Зеркало и свет (Мантел) - страница 583

В день, когда принимают билль о лишении прав, приходит Стивен Гардинер. Кутается, будто замерз.

– Я пришел спросить вас о так называемом браке короля.

Уже по одной формулировке он понимает, что от него требуется:

– Я все для вас запишу. С самого начала.

– Ничего не опускайте, – говорит Гардинер. – От ваших первых переговоров с Клеве до якобы брачной ночи. Изложите все, что слышали о помолвке дамы с герцогом Лотарингским, и честно напишите о нежелании короля вступать в этот брак.

Он поднимает брови.

Гардинер говорит:

– Леди Рочфорд и другие подтвердят, что брак не был осуществлен. Врачи тоже подтвердят. Если она приехала сюда девицей, то и уедет девицей, поскольку король, сомневаясь в законности брака, воздержался от плотского соития.

Он думает, я мог бы поступить, как Джордж Болейн, ославить Генриха так, что тот сгорит со стыда. Однако у меня сын, и два внука, и племянник, и у племянника есть дети. У Джорджа детей не было. Вслух говорит:

– Женить короля всегда было моей задачей. Теперь ее возложили на вас? Полагаю, новой женой станет племянница Норфолка? Что будет с королевой?

– Принцесса Клевская уже покинула двор. Король отослал ее в Ричмонд. Обещал приехать к ней туда, но, разумеется, не приедет. Надо прекратить ее женские сетования или, по крайней мере, сделать так, чтобы она сетовала подальше от короля.

Он думает, она, бедняжка, наверняка перепугана. И некому о ней позаботиться.

– Я полагаю, деньги помогут сгладить обиду.

– Разумеется, она получит содержание. Я этим займусь. Но прежде надо аннулировать брак. Король говорит, Кромвель знает об этом больше кого бы то ни было, исключая меня. Если вам дорого спасение души, вы должны написать правду. От вас потребуют присягнуть.

– С чего мне отказываться? – говорит он. – Готов также присягнуть, что я – честный слуга короля и что вера моя – соборная и католическая, ничем не отличается от той, которую исповедует король. Странно, что в одном вопросе мое слово будет считаться истинным, а в другом – нет.

– Вы – умирающий, – говорит Гардинер. – Они, как известно, не лгут.
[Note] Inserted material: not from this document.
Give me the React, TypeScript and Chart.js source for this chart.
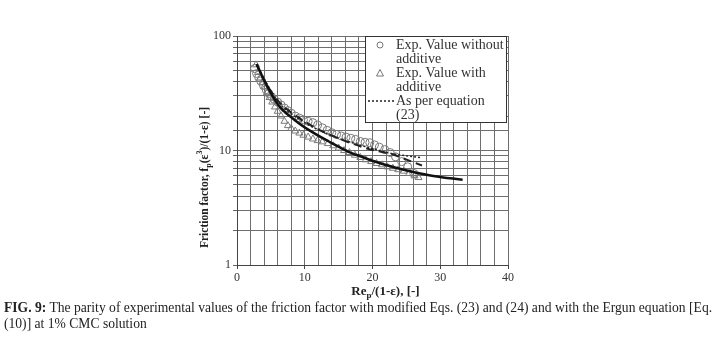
import React, { useEffect, useRef } from "react";
import { Chart, registerables } from "chart.js";

Chart.register(...registerables);

// ---- data ----
const circleX = [2.6, 2.9, 3.2, 3.5, 3.9, 4.3, 4.7, 5.1, 5.5, 6.0, 6.5, 7.0, 7.5, 8.0, 8.6, 9.2, 9.8, 10.5, 11.2, 11.9, 12.6, 13.3, 14.0, 14.7, 15.4, 16.1, 16.8, 17.5, 18.2, 18.9, 19.6, 20.3, 21.0, 21.8, 22.6, 23.4, 24.3, 25.2, 26.1];
const circleY = [52, 47, 43.5, 40.5, 37, 34, 31.5, 29.5, 28, 26.5, 25, 23.5, 22.3, 21.2, 20, 19.2, 18.6, 18, 17.5, 16.7, 15.8, 15.0, 14.3, 13.8, 13.4, 13.1, 12.8, 12.5, 12.0, 11.8, 11.7, 11.2, 10.7, 10.2, 9.6, 8.8, 8.0, 7.2, 6.3];

const triangleX = [2.8, 3.1, 3.4, 3.7, 4.0, 4.4, 4.8, 5.2, 5.6, 6.0, 6.5, 7.0, 7.5, 8.0, 8.6, 9.2, 9.8, 10.5, 11.2, 11.9, 12.6, 13.4, 14.2, 15.0, 15.8, 16.6, 17.4, 18.2, 19.0, 19.8, 20.6, 21.4, 22.2, 23.0, 23.8, 24.6, 25.4, 26.2, 26.8];
const triangleY = [56, 48, 43, 39, 36, 32, 29, 26.5, 24, 22, 20, 18, 16.5, 15.6, 14.8, 14.2, 13.6, 13.1, 12.6, 12.2, 11.9, 11.5, 11.0, 10.5, 10.0, 9.6, 9.1, 8.7, 8.3, 8.0, 7.7, 7.5, 7.2, 7.0, 6.8, 6.6, 6.3, 6.0, 5.8];

const solidX = [2.9, 4.1, 6.1, 8.5, 11, 14, 16.9, 18.2, 20.1, 23.3, 26, 29, 33.3];
const solidY = [57, 40, 25, 18.5, 14.6, 11.6, 9.5, 8.9, 8.1, 7.1, 6.5, 6.0, 5.55];

const dashedX = [2.9, 4, 6.1, 8, 11, 14, 17, 20.3, 22.6, 24.4, 27.3];
const dashedY = [56, 41, 27, 21.5, 16.5, 13.5, 11.5, 10.0, 9.4, 8.6, 7.4];

const dottedX = [2.9, 6, 10, 14, 18, 20, 22.6, 25, 27.3];
const dottedY = [56, 27, 17.5, 13.5, 11.2, 10.4, 9.45, 9.0, 8.66];

const xTickLabels = [0, 10, 20, 30, 40];
const yTickLabels = [1, 10, 100];

const legendRows = [
  ["Exp. Value without", "additive"],
  ["Exp. Value with", "additive"],
  ["As per equation", "(23)"],
];

const captionBold = "FIG. 9:";
const captionText =
  " The parity of experimental values of the friction factor with modified Eqs. (23) and (24) and with the Ergun equation [Eq. (10)] at 1% CMC solution";

const SERIF = '"Liberation Serif", "Times New Roman", serif';

type Seg = { t: string; k: "n" | "sub" | "sup" };

const yTitle: Seg[] = [
  { t: "Friction factor, f", k: "n" },
  { t: "p", k: "sub" },
  { t: "(ε", k: "n" },
  { t: "3", k: "sup" },
  { t: ")/(1-ε) [-]", k: "n" },
];
const xTitle: Seg[] = [
  { t: "Re", k: "n" },
  { t: "p", k: "sub" },
  { t: "/(1-ε), [-]", k: "n" },
];

const pts = (xs: number[], ys: number[]) => xs.map((x, i) => ({ x, y: ys[i] }));

function richWidth(ctx: CanvasRenderingContext2D, segs: Seg[], size: number) {
  let w = 0;
  for (const s of segs) {
    const fs = s.k === "n" ? size : Math.round(size * 0.72);
    ctx.font = `bold ${fs}px ${SERIF}`;
    w += ctx.measureText(s.t).width;
  }
  return w;
}
function richDraw(ctx: CanvasRenderingContext2D, segs: Seg[], size: number, x: number, y: number) {
  let cx = x;
  for (const s of segs) {
    const fs = s.k === "n" ? size : Math.round(size * 0.72);
    ctx.font = `bold ${fs}px ${SERIF}`;
    const dy = s.k === "sub" ? size * 0.3 : s.k === "sup" ? -size * 0.4 : 0;
    ctx.fillText(s.t, cx, y + dy);
    cx += ctx.measureText(s.t).width;
  }
}

const decor = {
  id: "decor",
  afterDraw(chart: any) {
    const ctx: CanvasRenderingContext2D = chart.ctx;
    const ca = chart.chartArea;
    ctx.save();
    ctx.fillStyle = "#222";
    ctx.textBaseline = "middle";
    ctx.textAlign = "left";

    // x title
    const xs = 13;
    const xw = richWidth(ctx, xTitle, xs);
    richDraw(ctx, xTitle, xs, (ca.left + ca.right) / 2 + 13 - xw / 2, ca.bottom + 27);

    // y title (rotated)
    const ys = 11.5;
    const yw = richWidth(ctx, yTitle, ys);
    ctx.save();
    ctx.translate(ca.left - 32, (ca.top + ca.bottom) / 2 + 27);
    ctx.rotate(-Math.PI / 2);
    richDraw(ctx, yTitle, ys, -yw / 2, 0);
    ctx.restore();

    // legend box
    const lw = 141;
    const lh = 86;
    const lx = ca.right - 143;
    const ly = ca.top;
    ctx.fillStyle = "#fff";
    ctx.fillRect(lx, ly, lw, lh);
    ctx.font = `14px ${SERIF}`;
    const tx = lx + 31;
    const mx = lx + 15;
    legendRows.forEach((row, i) => {
      const y0 = ly + 9 + i * 28;
      ctx.fillStyle = "#333";
      ctx.fillText(row[0], tx, y0);
      ctx.fillText(row[1], tx, y0 + 14);
      ctx.strokeStyle = "#777";
      ctx.lineWidth = 1;
      ctx.setLineDash([]);
      if (i === 0) {
        ctx.beginPath();
        ctx.arc(mx, y0, 3, 0, Math.PI * 2);
        ctx.stroke();
      } else if (i === 1) {
        ctx.beginPath();
        ctx.moveTo(mx, y0 - 3.5);
        ctx.lineTo(mx + 3.5, y0 + 3);
        ctx.lineTo(mx - 3.5, y0 + 3);
        ctx.closePath();
        ctx.stroke();
      } else {
        ctx.strokeStyle = "#222";
        ctx.lineWidth = 1.5;
        ctx.setLineDash([2, 2]);
        ctx.beginPath();
        ctx.moveTo(lx + 3, y0);
        ctx.lineTo(lx + 29, y0);
        ctx.stroke();
        ctx.setLineDash([]);
      }
    });
    ctx.strokeStyle = "#333";
    ctx.lineWidth = 1;
    ctx.strokeRect(lx + 0.5, ly + 0.5, lw, lh);
    ctx.restore();
  },
};

export default function App() {
  const ref = useRef<HTMLCanvasElement>(null);

  useEffect(() => {
    if (!ref.current) return;
    const tickFont = { family: SERIF, size: 12 };
    const chart = new Chart(ref.current, {
      type: "scatter",
      data: {
        datasets: [
          {
            label: "Ergun",
            data: pts(solidX, solidY),
            showLine: true,
            borderColor: "#111",
            borderWidth: 2.5,
            pointRadius: 0,
            cubicInterpolationMode: "monotone",
            order: 0,
          } as any,
          {
            label: "Eq. 24",
            data: pts(dashedX, dashedY),
            showLine: true,
            borderColor: "#222",
            borderWidth: 2,
            borderDash: [8, 5],
            pointRadius: 0,
            cubicInterpolationMode: "monotone",
            order: 0,
          },
          {
            label: "As per equation (23)",
            data: pts(dottedX, dottedY),
            showLine: true,
            borderColor: "#222",
            borderWidth: 1.5,
            borderDash: [2, 2],
            pointRadius: 0,
            cubicInterpolationMode: "monotone",
            order: 0,
          },
          {
            label: "Exp. Value without additive",
            data: pts(circleX, circleY),
            pointStyle: "circle",
            pointRadius: 4,
            borderColor: "#7a7a7a",
            borderWidth: 1,
            backgroundColor: "rgba(0,0,0,0)",
            order: 1,
          },
          {
            label: "Exp. Value with additive",
            data: pts(triangleX, triangleY),
            pointStyle: "triangle",
            pointRadius: 4,
            borderColor: "#7a7a7a",
            borderWidth: 1,
            backgroundColor: "rgba(0,0,0,0)",
            order: 1,
          },
        ],
      },
      options: {
        animation: false,
        responsive: false,
        devicePixelRatio: 1,
        layout: { padding: { left: 0, right: 211, top: 36, bottom: 10 } },
        plugins: { legend: { display: false }, tooltip: { enabled: false } },
        scales: {
          x: {
            type: "linear",
            min: 0,
            max: 40,
            ticks: {
              stepSize: 2,
              autoSkip: false,
              maxRotation: 0,
              padding: 2,
              color: "#333",
              font: tickFont,
              callback: (v: any) => (xTickLabels.includes(Number(v)) ? String(v) : ""),
            },
            grid: {
              color: "#6e6e6e",
              lineWidth: 1,
              tickLength: 4,
              tickColor: (c: any) =>
                c.tick && xTickLabels.includes(c.tick.value) ? "#444" : "rgba(0,0,0,0)",
            },
            border: { color: "#444", width: 1 },
            afterFit: (s: any) => {
              s.height = 30;
            },
          },
          y: {
            type: "logarithmic",
            min: 1,
            max: 100,
            ticks: {
              autoSkip: false,
              padding: 2,
              color: "#333",
              font: tickFont,
              callback: (v: any) => (yTickLabels.includes(Number(v)) ? String(v) : ""),
            },
            grid: { color: "#6e6e6e", lineWidth: 1, tickLength: 4, tickColor: "#666" },
            border: { color: "#444", width: 1 },
            afterFit: (s: any) => {
              s.width = 237;
            },
          },
        },
      },
      plugins: [decor],
    } as any);
    return () => chart.destroy();
  }, []);

  return (
    <div
      style={{
        position: "fixed",
        left: 0,
        top: 0,
        width: 719,
        height: 351,
        background: "#fff",
        overflow: "hidden",
      }}
    >
      <canvas ref={ref} width={719} height={305} style={{ display: "block", width: 719, height: 305 }} />
      <div
        style={{
          position: "absolute",
          left: 4,
          top: 300,
          width: 715,
          fontFamily: SERIF,
          fontSize: 13.6,
          lineHeight: "16px",
          color: "#222",
        }}
      >
        <b>{captionBold}</b>
        {captionText}
      </div>
    </div>
  );
}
Прислать Сэдлера вам в помощь?

Он не хочет, чтобы Рейф видел его за этим последним делом. Он думает: аннуляция брака аннулирует меня.

– Я знаю, что требуется, – холодно говорит он. – Предоставьте это мне, милорд епископ. А теперь выметайтесь.
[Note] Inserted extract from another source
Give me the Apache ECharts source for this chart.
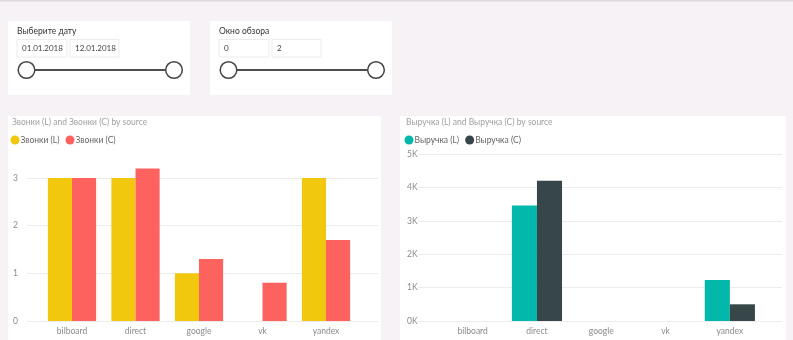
<!DOCTYPE html>
<html>
<head>
<meta charset="utf-8">
<script src="https://cdn.jsdelivr.net/npm/echarts@6/dist/echarts.min.js"></script>
<style>
  html, body { margin: 0; padding: 0; background: #f6f2f5; }
  #main { width: 793px; height: 340px; }
</style>
</head>
<body>
<div id="main"></div>
<script>
// Sources shared by both column charts
const categories = ['bilboard', 'direct', 'google', 'vk', 'yandex'];

// Звонки: L and C per source
const callsL = [3, 3, 1, 0, 3];
const callsC = [3, 3.2, 1.3, 0.8, 1.7];

// Выручка: L and C per source
const revenueL = [0, 3460, 0, 0, 1230];
const revenueC = [0, 4200, 0, 0, 500];

// Slicer contents
const dateRange = ['01.01.2018', '12.01.2018'];
const windowRange = ['0', '2'];

const FONT = 'Lato, "Noto Sans", sans-serif';
const GRID_COLOR = '#ececec';
const LABEL_COLOR = '#8a8a8a';

function slicer(x, title, values) {
  const els = [];
  els.push({ type: 'rect', shape: { x: x, y: 21, width: 182, height: 74 }, style: { fill: '#ffffff' }, silent: true });
  els.push({ type: 'text', x: x + 9, y: 31, style: { text: title, font: '8.5px ' + FONT, fill: '#333333', verticalAlign: 'middle' } });
  const boxX = [x + 9, x + 62];
  const boxW = [50, 49];
  for (let i = 0; i < 2; i++) {
    els.push({ type: 'rect', shape: { x: boxX[i], y: 39.5, width: boxW[i], height: 17.5 }, style: { fill: '#ffffff', stroke: '#ebebeb', lineWidth: 1 } });
    els.push({ type: 'text', x: boxX[i] + 5, y: 48.5, style: { text: values[i], font: '8px ' + FONT, fill: '#444444', verticalAlign: 'middle' } });
  }
  const c1 = x + 18.5, c2 = x + 166;
  els.push({ type: 'line', shape: { x1: c1, y1: 70, x2: c2, y2: 70 }, style: { stroke: '#4d4d4d', lineWidth: 2 } });
  els.push({ type: 'circle', shape: { cx: c1, cy: 70, r: 8.3 }, style: { fill: '#ffffff', stroke: '#444444', lineWidth: 1.5 } });
  els.push({ type: 'circle', shape: { cx: c2, cy: 70, r: 8.3 }, style: { fill: '#ffffff', stroke: '#444444', lineWidth: 1.5 } });
  return els;
}

const chart = echarts.init(document.getElementById('main'), null, { renderer: 'canvas' });

const axisLabelCat = { color: LABEL_COLOR, fontSize: 8.5, fontFamily: FONT, margin: 6 };

chart.setOption({
  backgroundColor: '#f6f2f5',
  animation: false,
  graphic: [
    { type: 'rect', shape: { x: 0, y: 0, width: 793, height: 1.5 }, style: { fill: '#dcdcdc' }, silent: true, z: -1 },
    { type: 'rect', shape: { x: 8, y: 116, width: 373, height: 240 }, style: { fill: '#ffffff' }, silent: true, z: -1 },
    { type: 'rect', shape: { x: 400, y: 116, width: 386, height: 240 }, style: { fill: '#ffffff' }, silent: true, z: -1 },
    ...slicer(8, 'Выберите дату', dateRange),
    ...slicer(210, 'Окно обзора', windowRange)
  ],
  title: [
    { text: 'Звонки (L) and Звонки (C) by source', left: 7, top: 113, textStyle: { color: '#a0a0a0', fontSize: 8.5, fontWeight: 'normal', fontFamily: FONT } },
    { text: 'Выручка (L) and Выручка (C) by source', left: 401, top: 113, textStyle: { color: '#a0a0a0', fontSize: 8.5, fontWeight: 'normal', fontFamily: FONT } }
  ],
  legend: [
    { data: ['Звонки (L)', 'Звонки (C)'], left: 5.5, top: 130.5, icon: 'circle', itemWidth: 9, itemHeight: 9, itemGap: 6,
      textStyle: { color: '#666666', fontSize: 8.5, fontFamily: FONT, padding: [0, 0, 0, -4] } },
    { data: ['Выручка (L)', 'Выручка (C)'], left: 399.5, top: 130.5, icon: 'circle', itemWidth: 9, itemHeight: 9, itemGap: 6,
      textStyle: { color: '#666666', fontSize: 8.5, fontFamily: FONT, padding: [0, 0, 0, -4] } }
  ],
  grid: [
    // 0: calls bars
    { left: 40.25, width: 317.5, top: 154.2, bottom: 19 },
    // 1: calls gridlines and value labels
    { left: 27, width: 351, top: 178, bottom: 19 },
    // 2: revenue bars
    { left: 440.5, width: 321.5, top: 154, bottom: 19 },
    // 3: revenue gridlines and value labels
    { left: 418, width: 364, top: 154, bottom: 19 }
  ],
  xAxis: [
    { type: 'category', gridIndex: 0, data: categories, axisLine: { show: false }, axisTick: { show: false }, axisLabel: axisLabelCat },
    { type: 'category', gridIndex: 1, data: categories, show: false },
    { type: 'category', gridIndex: 2, data: categories, axisLine: { show: false }, axisTick: { show: false }, axisLabel: axisLabelCat },
    { type: 'category', gridIndex: 3, data: categories, show: false }
  ],
  yAxis: [
    { type: 'value', gridIndex: 0, min: 0, max: 3.5, show: false, splitLine: { show: false } },
    { type: 'value', gridIndex: 1, min: 0, max: 3, interval: 1,
      axisLine: { show: false }, axisTick: { show: false },
      splitLine: { lineStyle: { color: GRID_COLOR, width: 1 } },
      axisLabel: { color: LABEL_COLOR, fontSize: 8.5, fontFamily: FONT, align: 'left', margin: 14 } },
    { type: 'value', gridIndex: 2, min: 0, max: 5000, show: false, splitLine: { show: false } },
    { type: 'value', gridIndex: 3, min: 0, max: 5000, interval: 1000,
      axisLine: { show: false }, axisTick: { show: false },
      splitLine: { lineStyle: { color: GRID_COLOR, width: 1 } },
      axisLabel: { color: LABEL_COLOR, fontSize: 8.5, fontFamily: FONT, align: 'left', margin: 11,
        formatter: v => (v / 1000) + 'K' } }
  ],
  series: [
    { name: 'Звонки (L)', type: 'bar', xAxisIndex: 0, yAxisIndex: 0, data: callsL, itemStyle: { color: '#F2C80F' }, barGap: '0%', barCategoryGap: '24%' },
    { name: 'Звонки (C)', type: 'bar', xAxisIndex: 0, yAxisIndex: 0, data: callsC, itemStyle: { color: '#FD625E' }, barGap: '0%', barCategoryGap: '24%' },
    { name: 'Выручка (L)', type: 'bar', xAxisIndex: 2, yAxisIndex: 2, data: revenueL, itemStyle: { color: '#01B8AA' }, barGap: '0%', barCategoryGap: '22%' },
    { name: 'Выручка (C)', type: 'bar', xAxisIndex: 2, yAxisIndex: 2, data: revenueC, itemStyle: { color: '#374649' }, barGap: '0%', barCategoryGap: '22%' }
  ]
});
</script>
</body>
</html>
Он садится. Факты выстраиваются в голове, фразы встают одна за другой, но, прежде чем взяться за перо, он роняет слезу и думает: я оплакиваю себя, на этих бумагах кончится моя полезность. Годы неусыпных трудов и насилия над собственной душой, тяжесть топора в руке – ничего этого больше не будет. Когда Генрих умрет и предстанет перед Судом, то ответит за меня, как и за всех своих слуг; он должен будет сказать, что сделал с Кромвелем. Я никогда не стремился занять его место. По всей Англии есть стоячие камни: это те, кто мечтал править. «Ветка, камень, глыба, прут, меня королем Англии назовут». За свою дерзость они обречены стоять тысячу лет, две тысячи лет, под ветром и дождем; вокруг камни поменьше – несчастные, бывшие их рыцарями. Пересчитайте эти камни, и – чуднóе дело – у вас никогда не получится дважды одно число. Разрушений не счесть, не описать пером.